Monday, June 27, 2005

Train Troubles in Italy


June 10, 2005 7:00 AM, Udine, Italy

Okay, so we’re not in Venice yet. Not that we’re supposed to be, but we won’t be getting there at the originally planned time. It all started at about five-forty-five this morning when Kathy got up to go to the bathroom. Let me just say that prior to this momentous event, the night was pretty good. It finally got quiet out in the hallway, and I slept well. So…Kathy gets up to go to the bathroom, and I’m still half-asleep. Twenty minutes goes by, and still no Kathy. Blessed with the wild imagination of a fiction writer, all kinds of things are running through my head. She’s been kidnapped. She was sleep-walking, and walked right off the train> She met Antonio Banderas while waiting in line at the WC and he offered to take her on a personal tour of Venice. (No, Antonio isn’t even Italian.) Finally, I’m wide awake—besides, I’d sneaked a peak through the curtain to see what the day looked like, and it was bright and sunny, so I’m really wide awake now. I get up and go out into the corridor to find Kathy. She’s standing right outside the WC, and there is no Antonio in sight. As soon as she sees me, she gives me this pitiful look and says, “I’ve been waiting here for twenty minutes, and I’m feeling sick, and my bladder is about to explode.” This, by the way, was the same WC I’d waited at last night for a long time before giving up to go find another one. I was astonished that Kathy hadn’t done the same thing, but when I asked her why she hadn’t, she said she was feeling sick and couldn’t move. Pointing out that it was obviously “out of order”—God knows why the train personnel couldn’t have been bothered to put a sign on it—she finally headed through the next car to find an unoccupied WC. (Ironically, a moment later, I followed her, and found one just inside the next car; she’d walked all the way down to the end.) Okay, so while I was in the the WC, I heard all this activity going on outside—Italian voices yelling, and all this clinking and clanging. When I came out, there were four men working on the platform between where I was and the car where my berth was. After a couple of minutes, I was able to pass through, and thank God, when I got to my berth, Kathy was in there.
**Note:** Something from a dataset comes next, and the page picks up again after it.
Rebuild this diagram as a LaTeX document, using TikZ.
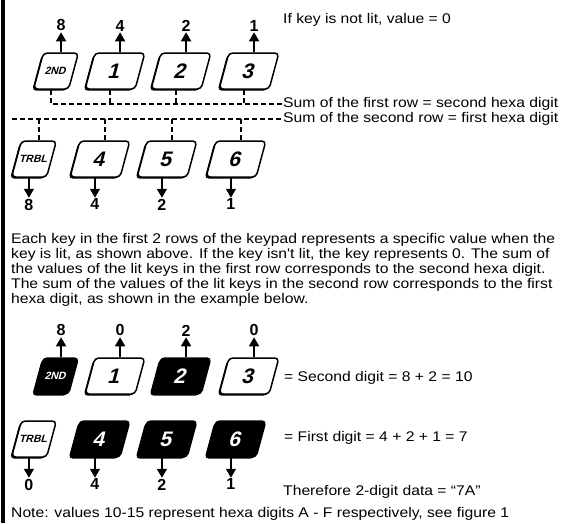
\documentclass[tikz,border=0pt]{standalone}
\usepackage{fontspec}
\setmainfont{Liberation Sans}
\newfontfamily\widesans[FakeStretch=1.12]{Liberation Sans}
\usetikzlibrary{arrows.meta,positioning,shadows}

\tikzset{
  keycap/.style={rectangle, xslant=0.27, transform shape, minimum width=50pt,
    minimum height=36pt, inner sep=0pt, rounded corners=4pt, draw, line width=1.5pt,
    fill=white, drop shadow={shadow xshift=-1.6pt, shadow yshift=-1.6pt, opacity=1, fill=black},
    font=\bfseries\fontsize{21}{21}\selectfont},
  smallkey/.style={keycap, minimum width=35pt, font=\bfseries\fontsize{10.5}{10.5}\selectfont},
  lit/.style={fill=black, text=white},
  valnum/.style={font=\bfseries\fontsize{16}{16}\selectfont, inner sep=1pt},
  valarr/.style={-{Triangle[width=10pt,length=9pt]}, line width=1.6pt},
  sumline/.style={line width=1.2pt, dash pattern=on 5pt off 3pt},
  note/.style={font=\widesans\fontsize{14}{15}\selectfont, inner sep=0pt, anchor=west}
}

\begin{document}
\begin{tikzpicture}[x={(1pt,0pt)}, y={(0pt,-1pt)}]
\useasboundingbox (0,0) rectangle (561,523);
\fill (1,0) rectangle (5,523);

% first row
\node[smallkey] (r1a) at (56,71) {2ND};
\foreach \k/\x/\t in {b/115/1,c/181/2,d/249/3}
  \node[keycap] (r1\k) at (\x,71) {\t};
\foreach \k/\v in {a/8,b/4,c/2,d/1} {
  \node[valnum, above=20pt of r1\k.north] (v1\k) {\v};
  \draw[valarr] (r1\k.north) -- (v1\k.south);
}
\node[note] (lit) at (283,20) {If key is not lit, value = 0};

% second row
\node[smallkey] (r2a) at (34,159) {TRBL};
\foreach \k/\x/\t in {b/100/4,c/167/5,d/236/6}
  \node[keycap] (r2\k) at (\x,159) {\t};
\foreach \k/\v in {a/8,b/4,c/2,d/1} {
  \node[valnum, below=20pt of r2\k.south] (v2\k) {\v};
  \draw[valarr] (r2\k.south) -- (v2\k.north);
}

% sums
\node[note] (sum1) at (283,104) {Sum of the first row = second hexa digit};
\node[note] (sum2) at (283,119) {Sum of the second row = first hexa digit};
\coordinate (s2left) at (12,119);
\draw[sumline] (r1a.south) |- (sum1.west);
\foreach \k in {b,c,d}
  \draw[sumline] (r1\k.south) -- (r1\k.south |- sum1.west);
\draw[sumline] (s2left) -- (sum2.west);
\foreach \k in {a,b,c,d}
  \draw[sumline] (r2\k.north) -- (r2\k.north |- sum2.west);

\node[note, anchor=north west, align=left] (expl) at (11,233) {%
Each key in the first 2 rows of the keypad represents a specific value when the\\
key is lit, as shown above. If the key isn't lit, the key represents 0. The sum of\\
the values of the lit keys in the first row corresponds to the second hexa digit.\\
The sum of the values of the lit keys in the second row corresponds to the first\\
hexa digit, as shown in the example below.};

% example
\node[smallkey, lit] (e1a) at (56,376) {2ND};
\node[keycap] (e1b) at (115,376) {1};
\node[keycap, lit] (e1c) at (181,376) {2};
\node[keycap] (e1d) at (249,376) {3};
\foreach \k/\v in {a/8,b/0,c/2,d/0} {
  \node[valnum, above=20pt of e1\k.north] (w1\k) {\v};
  \draw[valarr] (e1\k.north) -- (w1\k.south);
}
\node[smallkey] (e2a) at (34,439) {TRBL};
\node[keycap, lit] (e2b) at (100,439) {4};
\node[keycap, lit] (e2c) at (167,439) {5};
\node[keycap, lit] (e2d) at (236,439) {6};
\foreach \k/\v in {a/0,b/4,c/2,d/1} {
  \node[valnum, below=20pt of e2\k.south] (w2\k) {\v};
  \draw[valarr] (e2\k.south) -- (w2\k.north);
}
\node[note] (second) at (284,378) {= Second digit = 8 + 2 = 10};
\node[note] (first) at (284,438) {= First digit = 4 + 2 + 1 = 7};
\node[note] (result) at (283,492) {Therefore 2-digit data = “7A”};
\node[note] (fnote) at (11,514) {Note: values 10-15 represent hexa digits A - F respectively, see figure 1};
\end{tikzpicture}
\end{document}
I knew there was no way I could go back to sleep, and it was a good thing because about ten minutes later, a knock came at the door. Thank God the Austrian guy was there so he could explain what was going on. He kind of laughed as he told us, "We're in Italy. The train is broken."
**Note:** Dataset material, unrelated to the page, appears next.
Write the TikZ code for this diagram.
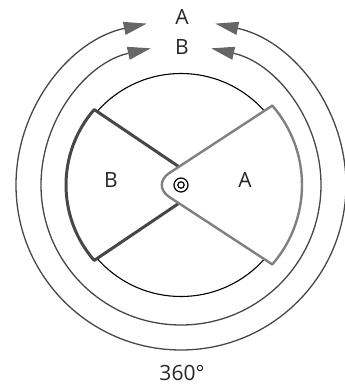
\documentclass[tikz,border=0pt]{standalone}
\usepackage{fontspec}
\setmainfont{Open Sans}
\usetikzlibrary{arrows.meta}

\newcommand{\coordRotor}{
\coordinate (O) at (0,0);
\coordinate (ext) at (270:165);
\coordinate (med) at (270:140);
\coordinate (Aup) at (41:121);
\coordinate (Alow) at (-41:121);
\coordinate (Apex) at (-30,0);
\coordinate (Bup) at (139:115);
\coordinate (Blow) at (221:115);
\coordinate (Bpex) at (25,0);
}
\tikzset{
anillo/.style={black!72,line width=1.3pt},
flecha/.style={anillo,-{Triangle[length=23pt,width=13pt,color=black!60]}},
circulo/.style={black,line width=1.1pt},
sectorA/.style={black!50,line width=2.4pt,line join=round,line cap=round},
sectorB/.style={black!72,line width=3pt,line join=round,fill=white},
eje/.style={black,line width=1.2pt},
etiqueta/.style={font=\fontsize{21}{25}\selectfont,text=black!85,inner sep=0pt}
}

\begin{document}
\begin{tikzpicture}[x=1pt,y=1pt]
    \useasboundingbox (-181,-203) rectangle (164,185);
    \coordRotor

    % anillos
    \draw[flecha] (ext) arc[start angle=270,end angle=102,radius=165];
    \draw[flecha] (ext) arc[start angle=-90,end angle=78,radius=165];
    \draw[flecha] (med) arc[start angle=270,end angle=102.5,radius=140];
    \draw[flecha] (med) arc[start angle=-90,end angle=77.5,radius=140];
    \draw[circulo] (O) circle[radius=111.5];

    % sectores
    \filldraw[sectorB] (Bpex) -- (Bup) arc[start angle=139,end angle=221,radius=115] -- cycle;
    \fill[white] (Aup) -- (Apex) -- (Alow) arc[start angle=-41,end angle=41,radius=121] -- cycle;
    \draw[sectorA] (Alow) arc[start angle=-41,end angle=41,radius=121];
    \draw[sectorA,rounded corners=22pt] (Aup) -- (Apex) -- (Alow);

    \draw[eje] (O) circle[radius=7];
    \draw[eje] (O) circle[radius=3.2];

    \node[etiqueta] (etqA) at (64,5) {A};
    \node[etiqueta] (etqB) at (-70,5) {B};
    \node[etiqueta] (tituloA) at (1,168) {A};
    \node[etiqueta] (tituloB) at (1,138) {B};
    \node[etiqueta] (grados) at (1,-187.5) {360°};
\end{tikzpicture}
\end{document}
We had to vacate the car and move forward to another one, and that wouldn’t have been so bad except once they moved us, they didn’t tell us where to go or what to do, so we were standing out in this narrow corridor, waiting for instructions, which, apparently, were never to come. (And it wasn't just us; there was a whole row of car refugees waiting uncertainly with their belongings.) Finally, we saw this official-looking person, and Kathy left her luggage with me and went down to try to find out where we were supposed to go. Well, thank God, he found us a sitting compartment with these three other people, and right now, I’m sitting here typing this and waiting for Kathy to return, hopefully, with two cups of badly-needed coffee (bad as it's rumored to be.) Our luggage, by the way, is out in the corridor because there’s no place to put it in this berth.

Thus, begins our first day in Italy.